----- INPUT -----

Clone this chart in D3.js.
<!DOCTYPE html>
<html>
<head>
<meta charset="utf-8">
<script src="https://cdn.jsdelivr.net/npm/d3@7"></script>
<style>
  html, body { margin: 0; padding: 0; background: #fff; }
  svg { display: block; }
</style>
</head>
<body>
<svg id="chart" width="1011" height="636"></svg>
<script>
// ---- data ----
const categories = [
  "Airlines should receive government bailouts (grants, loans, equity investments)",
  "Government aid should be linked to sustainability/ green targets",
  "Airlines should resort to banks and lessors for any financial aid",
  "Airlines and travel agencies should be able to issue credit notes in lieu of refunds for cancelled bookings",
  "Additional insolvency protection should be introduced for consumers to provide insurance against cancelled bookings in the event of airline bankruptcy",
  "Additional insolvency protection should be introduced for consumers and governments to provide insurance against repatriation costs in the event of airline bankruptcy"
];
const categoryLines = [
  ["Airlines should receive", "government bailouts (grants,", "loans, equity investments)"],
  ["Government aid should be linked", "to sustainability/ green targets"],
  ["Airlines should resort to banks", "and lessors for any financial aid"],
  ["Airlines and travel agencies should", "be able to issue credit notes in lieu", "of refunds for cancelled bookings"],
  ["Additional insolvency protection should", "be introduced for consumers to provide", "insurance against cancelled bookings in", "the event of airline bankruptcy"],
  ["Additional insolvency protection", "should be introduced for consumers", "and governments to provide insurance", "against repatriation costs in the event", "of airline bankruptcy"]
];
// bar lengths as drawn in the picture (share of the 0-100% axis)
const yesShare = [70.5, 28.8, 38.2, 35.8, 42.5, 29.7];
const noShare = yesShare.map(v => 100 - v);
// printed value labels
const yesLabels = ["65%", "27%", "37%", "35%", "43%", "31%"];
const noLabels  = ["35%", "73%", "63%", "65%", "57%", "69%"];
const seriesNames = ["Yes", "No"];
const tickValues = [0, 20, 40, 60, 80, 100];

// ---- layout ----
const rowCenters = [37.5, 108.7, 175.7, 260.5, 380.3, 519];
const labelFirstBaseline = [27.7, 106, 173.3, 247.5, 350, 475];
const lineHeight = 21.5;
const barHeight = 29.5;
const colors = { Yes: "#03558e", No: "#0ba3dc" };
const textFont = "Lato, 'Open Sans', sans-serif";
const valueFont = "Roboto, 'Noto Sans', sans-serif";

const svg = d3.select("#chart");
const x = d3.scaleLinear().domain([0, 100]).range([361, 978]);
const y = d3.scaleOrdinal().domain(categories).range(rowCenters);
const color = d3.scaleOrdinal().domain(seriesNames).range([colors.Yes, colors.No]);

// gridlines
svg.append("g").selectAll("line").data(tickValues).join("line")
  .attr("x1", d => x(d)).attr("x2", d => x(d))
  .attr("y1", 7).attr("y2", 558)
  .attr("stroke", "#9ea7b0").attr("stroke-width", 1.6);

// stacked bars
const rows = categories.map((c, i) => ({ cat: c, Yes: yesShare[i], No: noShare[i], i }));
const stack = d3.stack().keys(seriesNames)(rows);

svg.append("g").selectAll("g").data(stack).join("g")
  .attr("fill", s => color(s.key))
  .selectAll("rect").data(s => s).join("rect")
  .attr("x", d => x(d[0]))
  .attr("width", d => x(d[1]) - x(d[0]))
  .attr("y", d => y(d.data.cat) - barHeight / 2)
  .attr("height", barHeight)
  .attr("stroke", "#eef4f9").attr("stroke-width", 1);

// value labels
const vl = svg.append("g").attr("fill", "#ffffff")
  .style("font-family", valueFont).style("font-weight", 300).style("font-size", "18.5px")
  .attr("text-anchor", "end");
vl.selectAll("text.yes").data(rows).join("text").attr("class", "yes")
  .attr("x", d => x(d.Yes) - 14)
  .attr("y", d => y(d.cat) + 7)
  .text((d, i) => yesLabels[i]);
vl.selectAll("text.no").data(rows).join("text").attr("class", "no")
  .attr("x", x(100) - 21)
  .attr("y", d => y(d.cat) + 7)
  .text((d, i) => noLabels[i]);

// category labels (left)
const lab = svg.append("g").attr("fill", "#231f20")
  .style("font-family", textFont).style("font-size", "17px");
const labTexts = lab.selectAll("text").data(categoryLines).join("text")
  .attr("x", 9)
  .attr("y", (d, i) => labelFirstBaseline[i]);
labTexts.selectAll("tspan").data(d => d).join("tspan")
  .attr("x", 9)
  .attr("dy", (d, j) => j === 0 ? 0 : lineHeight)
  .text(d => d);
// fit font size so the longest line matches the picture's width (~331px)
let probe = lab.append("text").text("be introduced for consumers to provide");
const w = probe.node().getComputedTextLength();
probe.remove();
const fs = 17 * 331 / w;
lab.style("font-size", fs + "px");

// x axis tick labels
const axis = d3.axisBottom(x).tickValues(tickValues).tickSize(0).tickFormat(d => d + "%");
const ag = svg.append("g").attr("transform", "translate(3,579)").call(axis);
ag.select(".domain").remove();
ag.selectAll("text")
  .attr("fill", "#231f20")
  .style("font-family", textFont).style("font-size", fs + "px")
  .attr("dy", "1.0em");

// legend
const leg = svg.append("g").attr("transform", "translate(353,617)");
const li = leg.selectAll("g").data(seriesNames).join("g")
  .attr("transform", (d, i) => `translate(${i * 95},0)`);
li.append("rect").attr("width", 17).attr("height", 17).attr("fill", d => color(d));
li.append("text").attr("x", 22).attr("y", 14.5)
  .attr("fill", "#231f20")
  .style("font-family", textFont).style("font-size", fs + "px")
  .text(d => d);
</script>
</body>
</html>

-----
----- INPUT -----

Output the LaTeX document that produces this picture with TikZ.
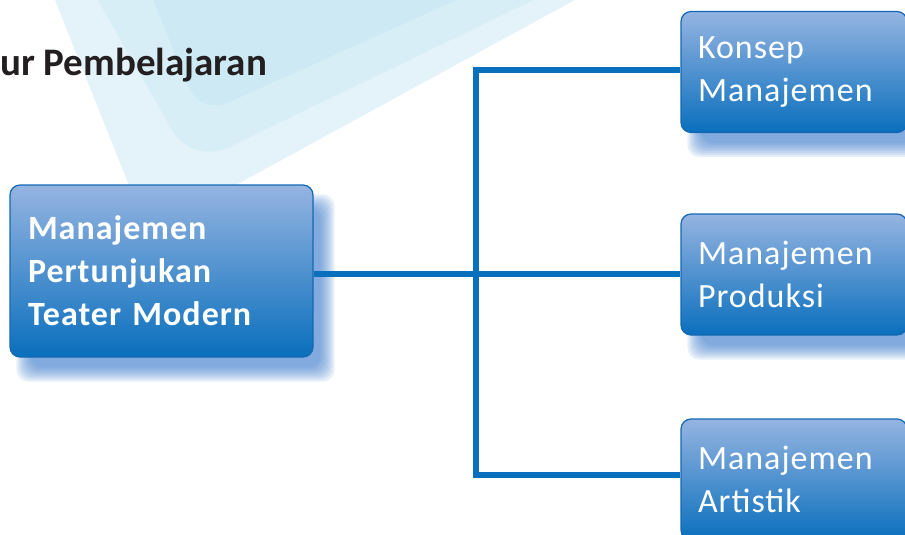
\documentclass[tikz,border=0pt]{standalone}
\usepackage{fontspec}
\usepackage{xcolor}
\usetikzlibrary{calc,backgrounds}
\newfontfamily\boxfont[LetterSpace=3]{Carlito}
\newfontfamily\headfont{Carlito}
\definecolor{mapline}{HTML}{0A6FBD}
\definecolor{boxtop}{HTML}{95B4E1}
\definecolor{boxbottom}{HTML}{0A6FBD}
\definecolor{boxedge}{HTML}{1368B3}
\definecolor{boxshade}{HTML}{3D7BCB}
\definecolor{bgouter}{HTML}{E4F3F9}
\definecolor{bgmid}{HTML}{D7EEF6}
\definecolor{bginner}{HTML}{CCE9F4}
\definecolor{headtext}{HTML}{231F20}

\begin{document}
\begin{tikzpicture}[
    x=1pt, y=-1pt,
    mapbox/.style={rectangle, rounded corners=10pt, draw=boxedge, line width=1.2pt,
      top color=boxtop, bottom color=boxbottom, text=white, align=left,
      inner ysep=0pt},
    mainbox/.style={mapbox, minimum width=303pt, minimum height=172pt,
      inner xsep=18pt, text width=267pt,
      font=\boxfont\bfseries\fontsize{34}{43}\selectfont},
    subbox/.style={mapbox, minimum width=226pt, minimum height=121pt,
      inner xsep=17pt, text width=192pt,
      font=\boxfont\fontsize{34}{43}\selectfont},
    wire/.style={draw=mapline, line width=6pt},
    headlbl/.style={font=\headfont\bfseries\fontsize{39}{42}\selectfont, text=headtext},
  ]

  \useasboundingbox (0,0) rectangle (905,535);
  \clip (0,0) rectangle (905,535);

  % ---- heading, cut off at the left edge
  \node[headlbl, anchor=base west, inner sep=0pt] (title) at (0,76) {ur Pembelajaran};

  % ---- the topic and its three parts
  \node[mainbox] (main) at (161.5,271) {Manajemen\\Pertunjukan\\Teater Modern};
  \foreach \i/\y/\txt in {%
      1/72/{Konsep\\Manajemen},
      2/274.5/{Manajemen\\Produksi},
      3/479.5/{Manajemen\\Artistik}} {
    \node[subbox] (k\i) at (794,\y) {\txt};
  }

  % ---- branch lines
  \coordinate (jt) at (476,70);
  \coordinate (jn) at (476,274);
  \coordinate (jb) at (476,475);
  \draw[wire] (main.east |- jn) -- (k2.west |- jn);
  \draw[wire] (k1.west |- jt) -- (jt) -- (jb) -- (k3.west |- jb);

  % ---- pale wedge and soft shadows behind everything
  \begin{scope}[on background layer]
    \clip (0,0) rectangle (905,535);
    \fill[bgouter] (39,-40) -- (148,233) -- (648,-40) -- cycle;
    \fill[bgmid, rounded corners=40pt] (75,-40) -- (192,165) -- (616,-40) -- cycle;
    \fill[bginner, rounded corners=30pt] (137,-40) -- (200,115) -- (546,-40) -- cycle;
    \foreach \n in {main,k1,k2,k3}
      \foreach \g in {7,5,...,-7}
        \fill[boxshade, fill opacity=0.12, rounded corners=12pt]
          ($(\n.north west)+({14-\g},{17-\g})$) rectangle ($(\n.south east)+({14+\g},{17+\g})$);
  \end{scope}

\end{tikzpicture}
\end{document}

-----

Give only the number of lines in the entries above that contain the string "this".

2